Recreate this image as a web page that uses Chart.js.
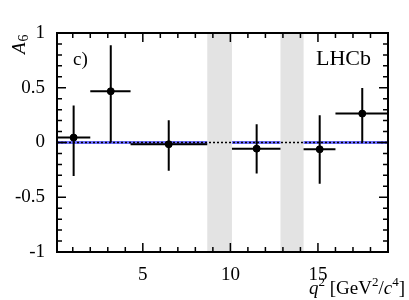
<!DOCTYPE html>
<html lang="en">
<head>
    <meta charset="UTF-8">
    <title>A6 vs q2</title>
    <script src="https://cdn.jsdelivr.net/npm/chart.js"></script>
    <style>
        html, body { margin: 0; padding: 0; background: #fff; }
        #wrap { width: 409px; height: 300px; }
    </style>
</head>
<body>
    <div id="wrap"><canvas id="a6Chart" width="409" height="300"></canvas></div>
    <script>
        // Measured bins (q2 in GeV^2/c^4)
        const binLow = [0.1, 2.0, 4.3, 10.09, 14.18, 16.0];
        const binHigh = [2.0, 4.3, 8.68, 12.86, 16.0, 19.0];
        const binCenter = [1.05, 3.17, 6.48, 11.5, 15.1, 17.53];
        const a6Value = [0.045, 0.468, -0.016, -0.056, -0.062, 0.264];
        const a6Upper = [0.337, 0.888, 0.203, 0.166, 0.249, 0.498];
        const a6Lower = [-0.306, 0.0, -0.257, -0.282, -0.376, 0.004];

        // SM prediction per bin (flat at zero)
        const smValue = [0, 0, 0, 0, 0, 0];

        // Vetoed charmonium regions
        const vetoLow = [8.68, 12.86];
        const vetoHigh = [10.09, 14.18];

        const xTicks = [5, 10, 15];
        const yTicks = [-1, -0.5, 0, 0.5, 1];

        Chart.defaults.font.family = "'Liberation Serif', serif";
        Chart.defaults.font.size = 19;
        Chart.defaults.color = '#000';

        // blue SM segments, broken between bins
        const smData = [];
        binLow.forEach((lo, i) => {
            smData.push({ x: lo, y: smValue[i] }, { x: binHigh[i], y: smValue[i] }, { x: binHigh[i], y: null });
        });

        const decor = {
            id: 'decor',
            beforeDatasetsDraw(chart) {
                const { ctx, chartArea: a, scales: { x } } = chart;
                ctx.save();
                ctx.fillStyle = '#e3e3e3';
                vetoLow.forEach((lo, i) => {
                    const x0 = x.getPixelForValue(lo), x1 = x.getPixelForValue(vetoHigh[i]);
                    ctx.fillRect(x0, a.top, x1 - x0, a.bottom - a.top);
                });
                ctx.restore();
            },
            afterDatasetsDraw(chart) {
                const { ctx, chartArea: a, scales: { x, y } } = chart;
                ctx.save();
                // error bars
                ctx.strokeStyle = '#000';
                ctx.lineWidth = 2;
                binCenter.forEach((c, i) => {
                    const px = x.getPixelForValue(c), py = y.getPixelForValue(a6Value[i]);
                    ctx.beginPath();
                    ctx.moveTo(Math.max(x.getPixelForValue(binLow[i]), a.left), py);
                    ctx.lineTo(x.getPixelForValue(binHigh[i]), py);
                    ctx.moveTo(px, y.getPixelForValue(a6Upper[i]));
                    ctx.lineTo(px, y.getPixelForValue(a6Lower[i]));
                    ctx.stroke();
                });
                // frame
                ctx.lineWidth = 2;
                ctx.strokeRect(a.left, a.top, a.right - a.left, a.bottom - a.top);
                // ticks pointing inward
                ctx.lineWidth = 1.5;
                ctx.beginPath();
                for (let v = 1; v <= 19; v++) {
                    const px = x.getPixelForValue(v);
                    const len = v % 5 === 0 ? 9 : 5;
                    ctx.moveTo(px, a.bottom); ctx.lineTo(px, a.bottom - len);
                    ctx.moveTo(px, a.top); ctx.lineTo(px, a.top + len);
                }
                for (let k = -10; k <= 10; k++) {
                    const py = y.getPixelForValue(k / 10);
                    const len = k % 5 === 0 ? 9 : 5;
                    ctx.moveTo(a.left, py); ctx.lineTo(a.left + len, py);
                    ctx.moveTo(a.right, py); ctx.lineTo(a.right - len, py);
                }
                ctx.stroke();

                // labels
                ctx.fillStyle = '#000';
                ctx.textBaseline = 'alphabetic';
                ctx.font = "19px 'Liberation Serif'";
                ctx.textAlign = 'left';
                ctx.fillText('c)', 73, 65);
                ctx.font = "22px 'Liberation Serif'";
                ctx.fillText('LHCb', 316, 65);

                // x title: q^2 [GeV^2/c^4], right aligned
                const parts = [
                    { t: 'q', f: "italic 19px 'Liberation Serif'", dy: 0 },
                    { t: '2', f: "13px 'Liberation Serif'", dy: -8 },
                    { t: ' [GeV', f: "19px 'Liberation Serif'", dy: 0 },
                    { t: '2', f: "13px 'Liberation Serif'", dy: -8 },
                    { t: '/', f: "19px 'Liberation Serif'", dy: 0 },
                    { t: 'c', f: "italic 19px 'Liberation Serif'", dy: 0 },
                    { t: '4', f: "13px 'Liberation Serif'", dy: -8 },
                    { t: ']', f: "19px 'Liberation Serif'", dy: 0 }
                ];
                let total = 0;
                parts.forEach(p => { ctx.font = p.f; p.w = ctx.measureText(p.t).width; total += p.w; });
                let cx = 405 - total;
                parts.forEach(p => { ctx.font = p.f; ctx.fillText(p.t, cx, 294 + p.dy); cx += p.w; });

                // y title: A_6 rotated
                ctx.translate(25, 54);
                ctx.rotate(-Math.PI / 2);
                ctx.font = "italic 19px 'Liberation Serif'";
                ctx.fillText('A', 0, 0);
                const aw = ctx.measureText('A').width;
                ctx.font = "14px 'Liberation Serif'";
                ctx.fillText('6', aw + 1, 3);
                ctx.restore();
            }
        };

        new Chart(document.getElementById('a6Chart').getContext('2d'), {
            type: 'scatter',
            data: {
                datasets: [
                    {
                        type: 'line',
                        data: smData,
                        borderColor: '#6f6fff',
                        borderWidth: 3,
                        pointRadius: 0,
                        spanGaps: false,
                        order: 3
                    },
                    {
                        type: 'line',
                        data: [{ x: 0.1, y: 0 }, { x: 19, y: 0 }],
                        borderColor: '#000',
                        borderWidth: 1.5,
                        borderDash: [2, 2],
                        pointRadius: 0,
                        order: 2
                    },
                    {
                        data: binCenter.map((c, i) => ({ x: c, y: a6Value[i] })),
                        backgroundColor: '#000',
                        borderColor: '#000',
                        pointRadius: 3.5,
                        order: 1
                    }
                ]
            },
            options: {
                responsive: false,
                animation: false,
                layout: { padding: { top: 33, right: 21, left: 0, bottom: 0 } },
                plugins: { legend: { display: false }, tooltip: { enabled: false } },
                scales: {
                    x: {
                        type: 'linear',
                        min: 0.1,
                        max: 19,
                        grid: { display: false },
                        border: { display: false },
                        afterBuildTicks: s => { s.ticks = xTicks.map(v => ({ value: v })); },
                        afterFit: s => { s.height = 48; },
                        ticks: { padding: 4, maxRotation: 0, callback: v => String(v) }
                    },
                    y: {
                        min: -1,
                        max: 1,
                        grid: { display: false },
                        border: { display: false },
                        afterBuildTicks: s => { s.ticks = yTicks.map(v => ({ value: v })); },
                        afterFit: s => { s.width = 57; },
                        ticks: { padding: 4, callback: v => String(v) }
                    }
                }
            },
            plugins: [decor]
        });
    </script>
</body>
</html>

[Task directions]
Transcribe exactly, with no pictures, the lines running from the first line of the material through the line holding "const vetoHigh = [10.09, 14.18];".

[Written response]
Recreate this image as a web page that uses Chart.js.
<!DOCTYPE html>
<html lang="en">
<head>
    <meta charset="UTF-8">
    <title>A6 vs q2</title>
    <script src="https://cdn.jsdelivr.net/npm/chart.js"></script>
    <style>
        html, body { margin: 0; padding: 0; background: #fff; }
        #wrap { width: 409px; height: 300px; }
    </style>
</head>
<body>
    <div id="wrap"><canvas id="a6Chart" width="409" height="300"></canvas></div>
    <script>
        // Measured bins (q2 in GeV^2/c^4)
        const binLow = [0.1, 2.0, 4.3, 10.09, 14.18, 16.0];
        const binHigh = [2.0, 4.3, 8.68, 12.86, 16.0, 19.0];
        const binCenter = [1.05, 3.17, 6.48, 11.5, 15.1, 17.53];
        const a6Value = [0.045, 0.468, -0.016, -0.056, -0.062, 0.264];
        const a6Upper = [0.337, 0.888, 0.203, 0.166, 0.249, 0.498];
        const a6Lower = [-0.306, 0.0, -0.257, -0.282, -0.376, 0.004];

        // SM prediction per bin (flat at zero)
        const smValue = [0, 0, 0, 0, 0, 0];

        // Vetoed charmonium regions
        const vetoLow = [8.68, 12.86];
        const vetoHigh = [10.09, 14.18];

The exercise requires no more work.